The ubiquity of some of the most widely observed ecological patterns goes beyond the field of ecology. One notable example is the distribution of individuals among species in a community (a.k.a. the species abundance distribution, or the SAD), which often exhibits a highly uneven, hollow-curve shape. While the shape of the SAD can be (and has been) explained by various ecological processes, distributions of similar shapes have also been observed in many non-ecological systems including distributions of wealth, earthquakes, and even college basketball wins. Identifying the statistical nature of the SAD and other such patterns would allow better predictions to be made with minimal information on the details of each specific ecological system. Moreover, deviation from the statistical expectation can be used to identify when important ecological processes come into play.

### 1. The feasible set and Taylor’s Law

In a recent study, Locey & White (2013) proposed the concept of the feasible set, or the set of all possible configurations of a system given the way it is constrained. They further showed that the feasible set of an SAD was dominated by hollow curves, providing an *a priori* explanation for the ubiquity of the pattern.

In an collaborative project with Kenneth Locey and Ethan White, we found that the same concept could be applied to explain another general pattern in ecology, Taylor’s Law (i.e., the power-law relationship between the variance and the mean of one or multiple populations across space or through time). Most configurations within the feasible set show a power-law relationship between the variance of the mean with an exponent between 1 and 2, well matching the empirical patterns (see Figure below). However, the approach does not predict the exact parameters of the relationship in any given system, which suggests that this could be where ecological signals come into play. This work is published in the American Naturalist (DOI: 10.1086/682050).

### 2. Species range size distribution drives spatial biodiversity

It is well recognized that common species with broad ranges have a disproportionately large effect on the spatial diversity patterns. For example, Jetz & Rahbek (2002) showed that among the sub-Saharan African birds, the diversity of the top 25% species with the largest ranges had a high correlation with overall diversity of the group (r = 0.91), while the 25% species with the smallest ranges had a more different diversity pattern across space (r = 0.56). This observation appears to be generally true across geographical locations and taxonomic groups (e.g., Lennon et al. 2004, Kreft et al. 2006).
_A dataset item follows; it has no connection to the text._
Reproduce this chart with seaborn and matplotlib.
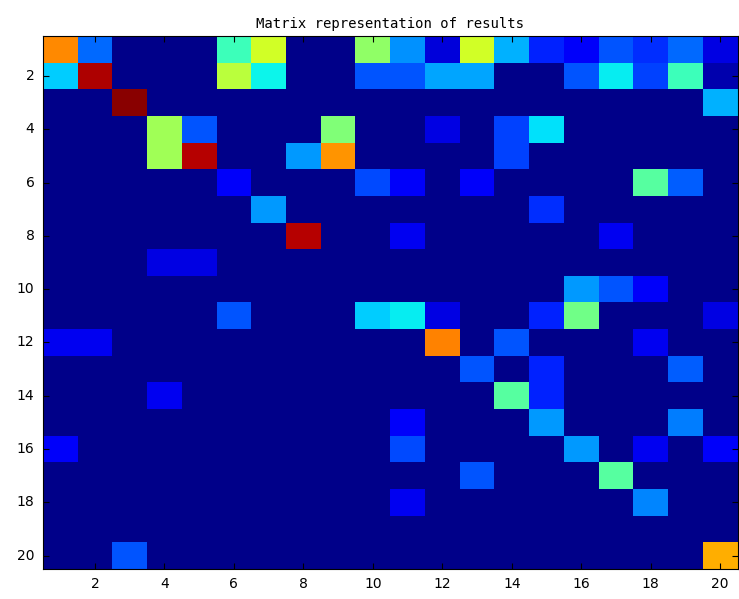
import numpy as np
import pandas as pd
import matplotlib
matplotlib.use("Agg")
import matplotlib.pyplot as plt
import seaborn as sns

# matrix values (rows 1..20, columns 1..20)
row1 = [0.76, 0.22, 0, 0, 0, 0.42, 0.60, 0, 0, 0.52, 0.26, 0.07, 0.60, 0.29, 0.15, 0.10, 0.20, 0.16, 0.22, 0.08]
row2 = [0.32, 0.96, 0, 0, 0, 0.57, 0.36, 0, 0, 0.20, 0.20, 0.28, 0.28, 0, 0, 0.20, 0.35, 0.18, 0.42, 0.03]
row3 = [0, 0, 0.99, 0, 0, 0, 0, 0, 0, 0, 0, 0, 0, 0, 0, 0, 0, 0, 0, 0.29]
row4 = [0, 0, 0, 0.54, 0.20, 0, 0, 0, 0.50, 0, 0, 0.08, 0, 0.18, 0.34, 0, 0, 0, 0, 0]
row5 = [0, 0, 0, 0.54, 0.95, 0, 0, 0.27, 0.75, 0, 0, 0, 0, 0.18, 0, 0, 0, 0, 0, 0]
row6 = [0, 0, 0, 0, 0, 0.10, 0, 0, 0, 0.19, 0.10, 0, 0.10, 0, 0, 0, 0, 0.45, 0.21, 0]
row7 = [0, 0, 0, 0, 0, 0, 0.27, 0, 0, 0, 0, 0, 0, 0, 0.16, 0, 0, 0, 0, 0]
row8 = [0, 0, 0, 0, 0, 0, 0, 0.95, 0, 0, 0.09, 0, 0, 0, 0, 0, 0.09, 0, 0, 0]
row9 = [0, 0, 0, 0.08, 0.08, 0, 0, 0, 0, 0, 0, 0, 0, 0, 0, 0, 0, 0, 0, 0]
row10 = [0, 0, 0, 0, 0, 0, 0, 0, 0, 0, 0, 0, 0, 0, 0, 0.27, 0.20, 0.10, 0, 0]
row11 = [0, 0, 0, 0, 0, 0.20, 0, 0, 0, 0.32, 0.35, 0.08, 0, 0, 0.15, 0.48, 0, 0, 0, 0.08]
row12 = [0.09, 0.09, 0, 0, 0, 0, 0, 0, 0, 0, 0, 0.77, 0, 0.20, 0, 0, 0, 0.09, 0, 0]
row13 = [0, 0, 0, 0, 0, 0, 0, 0, 0, 0, 0, 0, 0.20, 0, 0.15, 0, 0, 0, 0.21, 0]
row14 = [0, 0, 0, 0.09, 0, 0, 0, 0, 0, 0, 0, 0, 0, 0.45, 0.15, 0, 0, 0, 0, 0]
row15 = [0, 0, 0, 0, 0, 0, 0, 0, 0, 0, 0.10, 0, 0, 0, 0.27, 0, 0, 0, 0.24, 0]
row16 = [0.10, 0, 0, 0, 0, 0, 0, 0, 0, 0, 0.19, 0, 0, 0, 0, 0.27, 0, 0.09, 0, 0.10]
row17 = [0, 0, 0, 0, 0, 0, 0, 0, 0, 0, 0, 0, 0.20, 0, 0, 0, 0.45, 0, 0, 0]
row18 = [0, 0, 0, 0, 0, 0, 0, 0, 0, 0, 0.09, 0, 0, 0, 0, 0, 0, 0.25, 0, 0]
row19 = [0] * 20
row20 = [0, 0, 0.20, 0, 0, 0, 0, 0, 0, 0, 0, 0, 0, 0, 0, 0, 0, 0, 0, 0.72]

results = [row1, row2, row3, row4, row5, row6, row7, row8, row9, row10,
           row11, row12, row13, row14, row15, row16, row17, row18, row19, row20]
idx = list(range(1, 21))
tick_vals = [2, 4, 6, 8, 10, 12, 14, 16, 18, 20]

df = pd.DataFrame(results, index=idx, columns=idx)

fig = plt.figure(figsize=(7.39, 5.99), dpi=100)
ax = fig.add_axes([0.058, 0.050, 0.940, 0.890])

sns.heatmap(df, cmap="jet", vmin=-0.01, vmax=1, cbar=False, ax=ax)

# MATLAB-like axes
pos = [idx.index(t) + 0.5 for t in tick_vals]
ax.set_xticks(pos)
ax.set_xticklabels(tick_vals, rotation=0, fontsize=10)
ax.set_yticks(pos)
ax.set_yticklabels(tick_vals, rotation=0, fontsize=10)
ax.tick_params(direction="in", length=4, color="black", top=True, right=True, pad=6)
ax.set_xlabel("")
ax.set_ylabel("")
for s in ax.spines.values():
    s.set_visible(True)
    s.set_color("black")
    s.set_linewidth(0.8)

ax.set_title("Matrix representation of results", fontsize=10, family="DejaVu Sans Mono", pad=6)

fig.savefig("out.png", dpi=100)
In an ongoing project, I work with my postdoc mentor, Brian McGill, to explore the statistical null expectation of the pattern. We have found with simulations that the high correlation between overall diversity of a group and the diversity of its most widely-distributed members is mostly driven by the highly skewed range size distribution (i.e., a few species have enormous ranges while most other ranges are quite small), which exists even when species are allowed to distribute randomly in space. On the other hand, correlation between the diversity of rare species and overall diversity is highly non-random with the empirically observed correlation much higher than expected, which implies that small-ranged species are aggregated at environmentally suitable habitats and/or limited by barriers.